What we could say is this is region one and this is region two okay now the
countries or people accessing our services
who are closer to this region(R1) will connect to this region(R1)
and the people who are closer to that region(R2) will connect to that region(R2).
Now how are we able to do that so the data in a hotel management system is fairly specific to a geography so all the hotels in let's say India can be you know separated from all the hotels in US.
Similarly all the rooms all the bookings are now specific to hotels and thus
specific to geography so we could kind of bifurcate the data
as per geography right which gives us the leverage to
divide the system into two halves right now what will happen here now
let's just say DC1 is the primary in this region(R1) and DC3 is
the primary in R2 okay now if DC1 goes down all the data in DC1 is getting replicated to DC2 in near
real time so if that goes down DC2 can become
active and all the clients who are connecting
to DC1 and how will they connect so there will be bunch of clients who
are connecting via some DNS to DC1 right if this goes down DNS can flip and connect to DC2 if this link is broken right similar thing can happen on this side so this way what we have is basically
dividing our infrastructure into two halves thereby
clients who are closer to this region are connecting to the servers that are
closer to them thus giving them lower latency right.
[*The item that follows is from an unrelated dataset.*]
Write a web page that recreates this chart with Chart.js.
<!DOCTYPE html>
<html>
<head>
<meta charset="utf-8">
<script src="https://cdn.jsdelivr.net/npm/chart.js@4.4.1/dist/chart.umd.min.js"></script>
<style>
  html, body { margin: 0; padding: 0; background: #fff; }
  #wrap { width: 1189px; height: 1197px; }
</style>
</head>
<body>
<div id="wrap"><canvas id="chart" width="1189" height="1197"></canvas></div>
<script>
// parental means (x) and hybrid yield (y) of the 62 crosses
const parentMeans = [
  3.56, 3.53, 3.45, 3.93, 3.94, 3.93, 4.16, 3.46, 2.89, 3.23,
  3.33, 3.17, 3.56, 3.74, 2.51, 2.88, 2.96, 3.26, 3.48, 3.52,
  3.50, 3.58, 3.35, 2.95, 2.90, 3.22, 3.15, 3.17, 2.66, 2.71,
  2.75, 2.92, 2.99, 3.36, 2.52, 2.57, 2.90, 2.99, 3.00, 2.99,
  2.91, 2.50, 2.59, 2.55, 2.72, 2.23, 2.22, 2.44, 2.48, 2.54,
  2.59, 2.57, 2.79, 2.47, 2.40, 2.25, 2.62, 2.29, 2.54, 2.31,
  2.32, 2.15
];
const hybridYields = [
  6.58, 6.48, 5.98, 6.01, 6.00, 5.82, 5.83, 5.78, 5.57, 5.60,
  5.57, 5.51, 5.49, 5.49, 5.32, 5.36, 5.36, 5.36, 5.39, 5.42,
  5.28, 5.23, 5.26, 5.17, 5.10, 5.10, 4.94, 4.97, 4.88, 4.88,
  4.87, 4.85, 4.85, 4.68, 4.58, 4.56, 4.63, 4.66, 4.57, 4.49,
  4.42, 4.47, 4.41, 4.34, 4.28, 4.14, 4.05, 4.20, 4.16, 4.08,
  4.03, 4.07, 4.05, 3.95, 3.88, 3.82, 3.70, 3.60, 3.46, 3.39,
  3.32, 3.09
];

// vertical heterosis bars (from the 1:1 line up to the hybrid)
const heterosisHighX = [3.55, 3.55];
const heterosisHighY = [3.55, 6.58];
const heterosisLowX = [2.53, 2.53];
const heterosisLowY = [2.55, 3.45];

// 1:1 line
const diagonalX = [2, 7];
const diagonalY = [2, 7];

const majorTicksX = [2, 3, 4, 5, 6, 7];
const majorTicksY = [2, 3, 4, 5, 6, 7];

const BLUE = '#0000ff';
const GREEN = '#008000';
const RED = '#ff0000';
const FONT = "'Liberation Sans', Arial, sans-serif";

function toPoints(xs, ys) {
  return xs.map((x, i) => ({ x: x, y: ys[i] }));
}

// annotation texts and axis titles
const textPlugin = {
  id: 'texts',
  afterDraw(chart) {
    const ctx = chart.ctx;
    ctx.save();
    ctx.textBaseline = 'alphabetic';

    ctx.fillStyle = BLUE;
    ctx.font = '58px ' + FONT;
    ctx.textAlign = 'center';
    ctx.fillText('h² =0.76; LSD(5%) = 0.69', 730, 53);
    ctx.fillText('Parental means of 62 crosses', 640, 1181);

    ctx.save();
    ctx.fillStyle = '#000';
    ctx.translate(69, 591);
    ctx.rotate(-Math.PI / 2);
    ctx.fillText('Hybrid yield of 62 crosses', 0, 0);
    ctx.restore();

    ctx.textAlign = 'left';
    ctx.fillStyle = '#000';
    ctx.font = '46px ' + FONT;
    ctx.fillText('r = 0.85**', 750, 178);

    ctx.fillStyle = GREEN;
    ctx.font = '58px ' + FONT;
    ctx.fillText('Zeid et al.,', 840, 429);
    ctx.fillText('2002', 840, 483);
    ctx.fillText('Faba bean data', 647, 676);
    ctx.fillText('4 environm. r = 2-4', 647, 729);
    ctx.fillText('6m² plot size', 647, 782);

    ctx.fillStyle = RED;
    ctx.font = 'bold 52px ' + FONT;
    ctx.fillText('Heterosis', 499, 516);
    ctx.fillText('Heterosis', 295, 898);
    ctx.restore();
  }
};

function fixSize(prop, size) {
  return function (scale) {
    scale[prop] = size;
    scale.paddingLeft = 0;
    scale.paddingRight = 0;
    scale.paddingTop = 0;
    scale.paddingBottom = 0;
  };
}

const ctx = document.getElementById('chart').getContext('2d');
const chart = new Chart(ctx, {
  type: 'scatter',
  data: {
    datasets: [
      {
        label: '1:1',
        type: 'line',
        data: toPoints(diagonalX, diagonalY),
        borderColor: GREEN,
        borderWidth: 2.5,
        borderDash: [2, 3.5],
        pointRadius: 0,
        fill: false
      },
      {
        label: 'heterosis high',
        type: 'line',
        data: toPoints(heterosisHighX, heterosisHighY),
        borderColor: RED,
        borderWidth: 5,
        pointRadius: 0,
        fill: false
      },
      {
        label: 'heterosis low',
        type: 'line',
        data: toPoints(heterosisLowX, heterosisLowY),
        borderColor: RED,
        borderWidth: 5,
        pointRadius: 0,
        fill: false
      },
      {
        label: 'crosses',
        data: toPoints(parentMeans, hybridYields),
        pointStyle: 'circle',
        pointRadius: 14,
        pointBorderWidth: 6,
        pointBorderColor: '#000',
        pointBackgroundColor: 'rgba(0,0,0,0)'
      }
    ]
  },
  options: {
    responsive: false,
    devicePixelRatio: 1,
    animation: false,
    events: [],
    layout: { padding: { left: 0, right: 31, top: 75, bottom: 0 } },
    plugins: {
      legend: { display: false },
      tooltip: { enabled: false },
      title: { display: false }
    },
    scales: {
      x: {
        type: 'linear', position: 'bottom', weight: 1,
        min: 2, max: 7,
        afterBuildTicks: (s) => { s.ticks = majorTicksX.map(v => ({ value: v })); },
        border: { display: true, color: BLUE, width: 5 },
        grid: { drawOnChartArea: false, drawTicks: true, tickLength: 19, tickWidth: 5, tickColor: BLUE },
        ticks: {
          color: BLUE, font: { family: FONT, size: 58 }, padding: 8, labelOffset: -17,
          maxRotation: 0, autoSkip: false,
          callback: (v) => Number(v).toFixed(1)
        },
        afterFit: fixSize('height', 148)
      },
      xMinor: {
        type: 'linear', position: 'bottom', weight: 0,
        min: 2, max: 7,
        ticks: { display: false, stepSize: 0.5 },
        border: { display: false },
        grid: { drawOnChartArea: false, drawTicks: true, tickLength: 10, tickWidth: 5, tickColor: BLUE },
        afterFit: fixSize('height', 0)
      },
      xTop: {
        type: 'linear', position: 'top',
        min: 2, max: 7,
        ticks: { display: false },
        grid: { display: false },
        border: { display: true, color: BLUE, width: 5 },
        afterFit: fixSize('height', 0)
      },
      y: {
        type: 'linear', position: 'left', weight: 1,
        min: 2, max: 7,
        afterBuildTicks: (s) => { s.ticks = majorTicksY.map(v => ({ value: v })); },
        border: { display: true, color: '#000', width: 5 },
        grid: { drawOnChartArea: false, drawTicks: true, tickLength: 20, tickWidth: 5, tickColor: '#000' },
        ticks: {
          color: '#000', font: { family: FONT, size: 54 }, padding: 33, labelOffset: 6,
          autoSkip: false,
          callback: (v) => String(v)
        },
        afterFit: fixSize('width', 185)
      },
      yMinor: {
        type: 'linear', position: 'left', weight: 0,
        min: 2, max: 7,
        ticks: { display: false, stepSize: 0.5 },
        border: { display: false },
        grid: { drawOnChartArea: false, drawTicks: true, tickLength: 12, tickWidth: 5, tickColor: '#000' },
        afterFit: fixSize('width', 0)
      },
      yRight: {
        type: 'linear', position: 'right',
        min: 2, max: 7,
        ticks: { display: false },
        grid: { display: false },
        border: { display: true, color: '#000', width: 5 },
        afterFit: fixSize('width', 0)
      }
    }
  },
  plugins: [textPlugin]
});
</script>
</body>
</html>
Now we could go even one step further we could say that we'll divide the region into four parts and we could do we could go
as much as deep we want into this to increase the
latency basically to reduce the latency and
increase the availability but i think for all practical purposes
at least for a Hotel Booking System this R1 R2 thing is more than sufficient
to give us a good enough latency and a very high availability.
So I think yeah that should be it for a Hotel Booking System.